A person raised codependently often doesn’t know what they feel, or subjugates this feeling and doesn’t know how to assertively get their needs met. So they resort to manipulative ways and passive-aggressive ways to protect themselves and get their needs met.
Feeling very unloved and bad, with a growing desperateness to feel loved and valued, the codependent person begins to act in ‘unloving and ‘bad’ ways’. See the weaving of the tangled and confusing web between love and pain?
The first step towards healing codependency is awareness. The second step is acceptance.
When I work with people who are showing signs of loving codependently, I often suggest they also read some books on the subject – recognizing our codependency when it’s the only form of love we have known, is not so easy!
There are two authors I most commonly suggest … one is Melody Beattie. She began writing on this subject over 20 years ago and she has personally conquered codependency. What I most appreciate and respect about her knowledge is that she writes with such empathy and compassion – the two main ingredients needed to heal from codependency.
The other author, Sheryl Lee, describes the harrowing, healing journey from codependent love, in Letters to Myself. The seeds of Sheryl’s novel began in her own therapeutic journey in my counselling room.
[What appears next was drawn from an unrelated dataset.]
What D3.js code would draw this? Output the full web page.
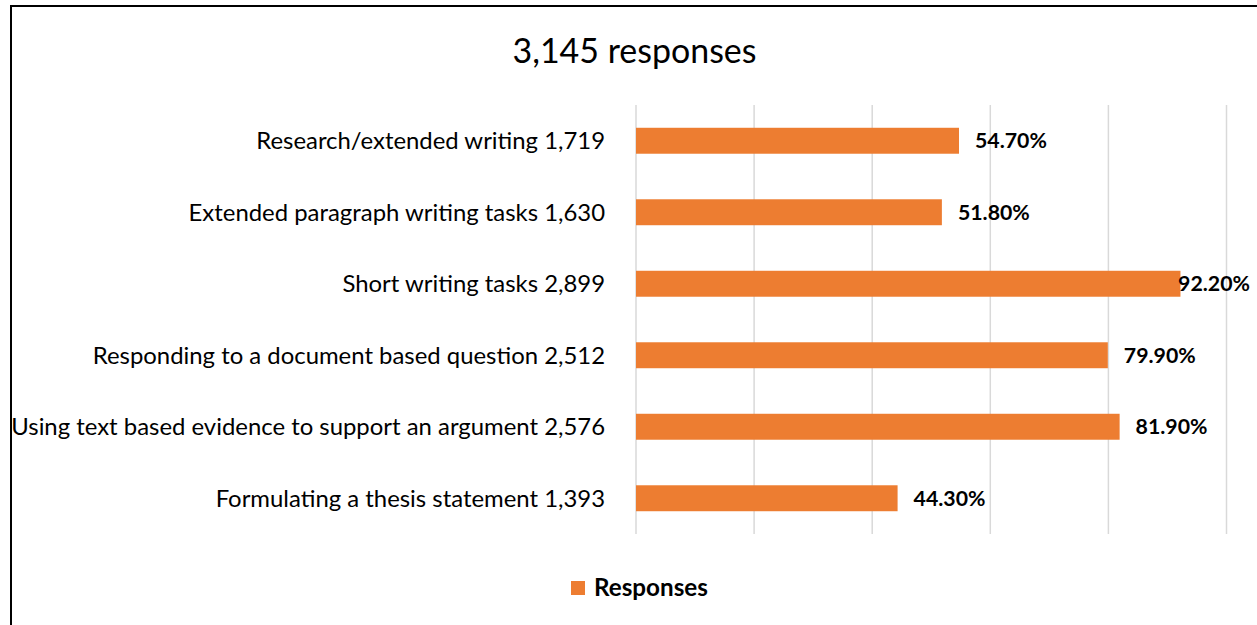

Still wondering if you might be codependent or in a codependent relationship?
Here’s a short list (far from conclusive!) of some of the feelings, thoughts and behaviors codependent people experience:
- Externally focused on others, yet unable to see themselves – people pleasers.
- Do not know their own feelings or needs.
- Feel and take responsibility for other people’s feelings and needs.
- Feel anxious and guilty when others hurt.
- Feel compelled to help other people, often anticipating their needs.
- Feel safest giving … and insecure or guilty when given to.
- Feel neglected and hurt because their whole life is about giving to others!
- Please others before themselves and then resent them for it!
- Feel bored or empty if they don’t have a crisis to deal with – theirs or anyone else’s will do!
- Overcommit and feel harried and pressured.
- Feel angry, victimized and unappreciated.
- Blame and condemn themselves.
- Become hurt, defensive, self righteous or indignant when others blame or criticize them.
- Feel not good enough and fear rejection.
- Try to be perfect, desperately seeking love and approval.
- Obsess over what others may think or say about them.
- Centre their lives around others.
- Can’t say what they mean – blame, threaten, coerce or beg.
- Use body language or silence to express what they truly feel.
- Have either rigid, or non-existent, boundaries – or confusingly, both!
- Unable to trust themselves – Double guess their thoughts, opinions and decisions.
- Feel controlled.
- Feel as if they have lost themselves in their relationship.
No wonder a person in a codependent relationship feels so exhausted and overwhelmed, stuck in their web of pain with no means to escape it!
Most people will need a compassionate counsellor to guide them out of the tangled web of ‘hurting too much and trying too hard’ to be loved. My advice is, don’t wait another day to seek help if this all rings too true for you … love doesn’t have to hurt!
PS Another term for co-dependent is echoist … echoing the needs of the other to be accepted!